No obstante, escucha atento el venenoso, corre también otra visión de esta política cultural, aquella que describe cómo la priorización comunitaria ha introducido tensiones con los mecanismos de sostenimiento tradicionales de la llamada alta cultura y su ámbito de acción. Sus espacios emblemáticos, festivales de corte académico y proyectos de alta especialización sufrieron cambios drásticos en sus circuitos de financiamiento, en sus jerarquías institucionales y en el alcance de sus proyectos en la medida en que fueron cerrados o transformados muchos de los fideicomisos de donde obtenían recursos. Esta reconfiguración de apoyos y la imposición de nuevas prioridades administrativas explican en parte la sensación de abandono y enojo que padecen los sectores vinculados a la alta cultura.
La reorientación presupuestaria y administrativa tensiona entonces la subsistencia de lo que llamamos alta cultura: orquestas, museos de referencia, festivales de gran formato, editoriales y centros de investigación artística que requieren apoyos sostenidos, especializados y a veces costosos. El nuevo énfasis en procesos participativos y proyectos de impacto social ha marginado propuestas cuyo valor radica en la excelencia técnica, la experimentación arriesgada o la proyección internacional, le insisten al arácnido.

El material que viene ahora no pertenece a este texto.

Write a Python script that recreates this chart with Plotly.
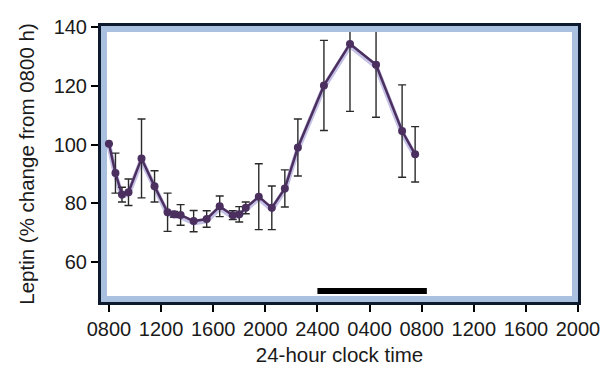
import plotly.graph_objects as go

# ---- data ----
hours = [8.0, 8.5, 9.0, 9.5, 10.5, 11.5, 12.5, 13.0, 13.5, 14.5, 15.5, 16.5,
         17.5, 18.0, 18.5, 19.5, 20.5, 21.5, 22.5, 24.5, 26.5, 28.5, 30.5, 31.5]
leptin = [100.3, 90.3, 83.0, 83.8, 95.3, 85.8, 77.0, 76.3, 76.1, 74.0, 74.7, 79.0,
          76.0, 76.3, 78.5, 82.3, 78.5, 85.1, 99.0, 120.1, 134.2, 127.1, 104.6, 96.7]
sem = [0.0, 6.8, 2.5, 4.5, 13.4, 5.3, 6.5, 1.0, 3.5, 3.6, 2.8, 3.5,
       1.5, 2.6, 2.0, 11.2, 7.4, 6.3, 9.7, 15.3, 22.9, 17.8, 15.7, 9.4]
tick_vals = [8, 12, 16, 20, 24, 28, 32, 36, 40, 44]
tick_text = ["0800", "1200", "1600", "2000", "2400", "0400", "0800", "1200", "1600", "2000"]
y_ticks = [60, 80, 100, 120, 140]
sleep_start, sleep_end = 24.0, 32.4
sleep_bar_y = (49.2, 51.3)

FONT = "Liberation Sans, Arial, sans-serif"
PURPLE = "#4a2f5f"
BAND = "#a9c1de"
FRAME = "#0d1a2e"

fig = go.Figure()
# soft lavender shadow under the line
fig.add_trace(go.Scatter(x=hours, y=[v - 0.6 for v in leptin], mode="lines",
                         line=dict(color="rgba(150,140,210,0.55)", width=5),
                         hoverinfo="skip", showlegend=False))
fig.add_trace(go.Scatter(
    x=hours, y=leptin, mode="lines+markers",
    line=dict(color=PURPLE, width=2.5),
    marker=dict(color=PURPLE, size=8),
    error_y=dict(type="data", array=sem, visible=True, color="#2a2a2a",
                 thickness=1.4, width=4),
    showlegend=False))

W, H = 477, 276  # plot area in px
bw = 6
shapes = [
    dict(type="rect", xref="paper", yref="paper", x0=0, x1=bw / W, y0=0, y1=1,
         fillcolor=BAND, line_width=0, layer="below"),
    dict(type="rect", xref="paper", yref="paper", x0=1 - bw / W, x1=1, y0=0, y1=1,
         fillcolor=BAND, line_width=0, layer="below"),
    dict(type="rect", xref="paper", yref="paper", x0=0, x1=1, y0=0, y1=bw / H,
         fillcolor=BAND, line_width=0, layer="below"),
    dict(type="rect", xref="paper", yref="paper", x0=0, x1=1, y0=1 - bw / H, y1=1,
         fillcolor=BAND, line_width=0, layer="above"),
    # sleep period bar
    dict(type="rect", xref="x", yref="y", x0=sleep_start, x1=sleep_end,
         y0=sleep_bar_y[0], y1=sleep_bar_y[1], fillcolor="black", line_width=0,
         layer="above"),
]

fig.update_layout(
    width=600, height=360,
    margin=dict(l=93, r=30, t=18, b=66, autoexpand=False),
    paper_bgcolor="white", plot_bgcolor="white",
    font=dict(family=FONT, size=20, color="#1a1a1a"),
    shapes=shapes,
    xaxis=dict(range=[7.39, 44], tickvals=tick_vals, ticktext=tick_text,
               showgrid=False, zeroline=False, automargin=False,
               showline=True, linecolor=FRAME, linewidth=3, mirror=True,
               ticks="outside", ticklen=7, tickwidth=1.5, tickcolor="black",
               tickfont=dict(size=20),
               title=dict(text="24-hour clock time", font=dict(size=20.5), standoff=9)),
    yaxis=dict(range=[46.5, 140.3], tickvals=y_ticks,
               showgrid=False, zeroline=False, automargin=False,
               showline=True, linecolor=FRAME, linewidth=3, mirror=True,
               ticks="outside", ticklen=7, tickwidth=1.5, tickcolor="black",
               tickfont=dict(size=20),
               title=dict(text="Leptin (% change from 0800 h)", font=dict(size=20.5),
                          standoff=14)),
)

fig.write_html("out.html")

Es en medio de estas tensiones que se ha presentado el Proyecto de Presupuesto de Egresos de la Federación (PPEF) 2025, que asigna 12 mil 081 millones de pesos al Ramo 48 (Cultura), lo que representa una reducción real del 30.8 por ciento respecto a al año anterior (16 mil 754 millones). Esta es la cifra más baja desde la creación de la Secretaría de Cultura en 2017, y equivale apenas al 0.13 del gasto total del Gobierno federal. Vale añadir que esta contracción se explica en parte por el término al financiamiento de megaproyectos como el Tren Maya y el Bosque de Chapultepec, pero deja al sector en su punto más vulnerable, con impactos a la baja en el acceso a bienes culturales, la preservación del patrimonio y la generación de empleo artístico.
El debate que atraviesa a la política cultural mexicana no es sólo técnico, como de pronto pareciera, sino también ético y simbólico: se confrontan dos visiones válidas pero distintas del bien público cultural. Una apuesta por democratizar el acceso y democratizar el reconocimiento de pluralidades; la otra exige mantener centros de excelencia que produzcan pensamiento crítico, experimentación artística y prestigio internacional.

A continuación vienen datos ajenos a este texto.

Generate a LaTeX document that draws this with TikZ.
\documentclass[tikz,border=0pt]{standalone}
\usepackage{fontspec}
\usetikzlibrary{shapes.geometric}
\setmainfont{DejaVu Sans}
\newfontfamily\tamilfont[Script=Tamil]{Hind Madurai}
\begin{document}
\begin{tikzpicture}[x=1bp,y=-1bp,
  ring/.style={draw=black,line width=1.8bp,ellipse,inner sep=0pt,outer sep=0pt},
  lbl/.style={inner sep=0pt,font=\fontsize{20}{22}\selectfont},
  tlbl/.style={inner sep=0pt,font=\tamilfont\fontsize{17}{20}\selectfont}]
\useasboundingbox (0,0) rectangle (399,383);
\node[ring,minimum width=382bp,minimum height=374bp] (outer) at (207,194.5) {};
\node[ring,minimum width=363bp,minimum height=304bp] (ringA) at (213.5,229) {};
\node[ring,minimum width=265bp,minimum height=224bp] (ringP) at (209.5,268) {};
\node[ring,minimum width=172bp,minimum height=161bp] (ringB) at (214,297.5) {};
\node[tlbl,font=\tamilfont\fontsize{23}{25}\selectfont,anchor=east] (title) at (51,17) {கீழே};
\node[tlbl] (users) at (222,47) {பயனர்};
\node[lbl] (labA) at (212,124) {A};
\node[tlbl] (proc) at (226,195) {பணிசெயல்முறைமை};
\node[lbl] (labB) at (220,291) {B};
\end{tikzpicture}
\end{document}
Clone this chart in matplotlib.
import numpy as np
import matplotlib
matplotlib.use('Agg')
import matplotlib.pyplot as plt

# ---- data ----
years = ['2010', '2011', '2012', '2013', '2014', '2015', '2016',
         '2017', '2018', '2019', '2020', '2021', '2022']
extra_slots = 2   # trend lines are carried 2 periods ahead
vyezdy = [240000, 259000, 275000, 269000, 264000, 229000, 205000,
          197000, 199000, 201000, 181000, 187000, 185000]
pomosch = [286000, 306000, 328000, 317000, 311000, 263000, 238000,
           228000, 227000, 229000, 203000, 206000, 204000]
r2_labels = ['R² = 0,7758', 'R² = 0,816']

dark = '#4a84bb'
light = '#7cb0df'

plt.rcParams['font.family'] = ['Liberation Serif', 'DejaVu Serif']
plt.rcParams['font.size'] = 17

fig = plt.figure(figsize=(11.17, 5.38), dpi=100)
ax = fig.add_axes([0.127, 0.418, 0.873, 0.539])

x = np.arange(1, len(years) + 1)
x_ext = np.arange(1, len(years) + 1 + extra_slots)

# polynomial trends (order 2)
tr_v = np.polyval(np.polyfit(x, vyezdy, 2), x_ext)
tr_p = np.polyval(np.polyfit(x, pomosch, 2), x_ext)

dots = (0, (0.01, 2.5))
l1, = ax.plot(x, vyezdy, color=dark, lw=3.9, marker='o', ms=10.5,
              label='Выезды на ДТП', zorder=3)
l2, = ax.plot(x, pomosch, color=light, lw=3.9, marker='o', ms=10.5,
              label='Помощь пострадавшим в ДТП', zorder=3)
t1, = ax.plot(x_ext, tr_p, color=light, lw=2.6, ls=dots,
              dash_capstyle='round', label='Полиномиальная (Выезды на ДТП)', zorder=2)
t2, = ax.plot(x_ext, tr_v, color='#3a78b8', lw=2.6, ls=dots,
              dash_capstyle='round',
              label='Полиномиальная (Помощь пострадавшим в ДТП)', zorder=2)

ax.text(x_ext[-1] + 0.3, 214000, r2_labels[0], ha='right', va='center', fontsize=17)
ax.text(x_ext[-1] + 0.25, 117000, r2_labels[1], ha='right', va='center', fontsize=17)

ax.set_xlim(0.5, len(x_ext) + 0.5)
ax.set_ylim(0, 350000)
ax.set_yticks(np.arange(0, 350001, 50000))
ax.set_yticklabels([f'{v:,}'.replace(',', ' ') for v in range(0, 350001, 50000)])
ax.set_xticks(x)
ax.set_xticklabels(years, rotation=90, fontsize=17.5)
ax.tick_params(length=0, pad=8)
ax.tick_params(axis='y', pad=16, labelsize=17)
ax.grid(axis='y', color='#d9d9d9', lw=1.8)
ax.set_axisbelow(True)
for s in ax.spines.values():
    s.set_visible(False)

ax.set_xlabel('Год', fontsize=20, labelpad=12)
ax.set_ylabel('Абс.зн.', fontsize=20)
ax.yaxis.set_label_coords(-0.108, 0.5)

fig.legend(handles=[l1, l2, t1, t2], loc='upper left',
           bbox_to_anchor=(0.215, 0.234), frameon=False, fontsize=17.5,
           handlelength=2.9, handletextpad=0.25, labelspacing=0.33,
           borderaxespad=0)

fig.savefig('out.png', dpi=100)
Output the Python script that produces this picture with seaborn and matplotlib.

Para no sacrificar la alta cultura es necesario complementar la expansión territorial con mecanismos que preserven la excelencia: presupuestos plurianuales para grandes instituciones, líneas de financiamiento específicas para producciones de alto costo, y marcos de cooperación internacional que aseguren movilidad y acompañamiento técnico. Si el Estado pierde la capacidad de sostener recintos, compañías y editoriales de referencia, el país arriesga empobrecer su presencia global y la formación avanzada de sus creadores.

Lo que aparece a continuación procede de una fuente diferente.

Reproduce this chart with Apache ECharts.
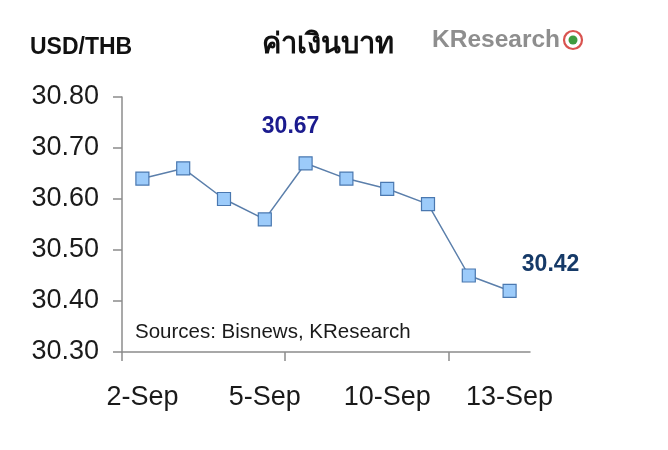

El cambio de política tenía razones legítimas: corregir desequilibrios históricos, llevar formación y recursos a quienes nunca accedieron a la oferta cultural y reconocer saberes que el circuito oficial había invisibilizado durante décadas. Por esto mismo, las políticas comunitarias deben consolidarse bajo criterios de evaluación rigurosos que demuestren impacto social y cultural más allá del asistencialismo ritual. A se vez, los proyectos de alta especialización deben justificar su aporte público en términos de formación, innovación, producción de conocimiento y representación internacional, no en exclusividad.
El Estado tiene la obligación de sostener la pluralidad cultural. Una política inteligente debe articular ambos aspectos de la acción cultural sin entenderlos como excluyentes sino complementarios: de la voz del barrio a la sala de concierto.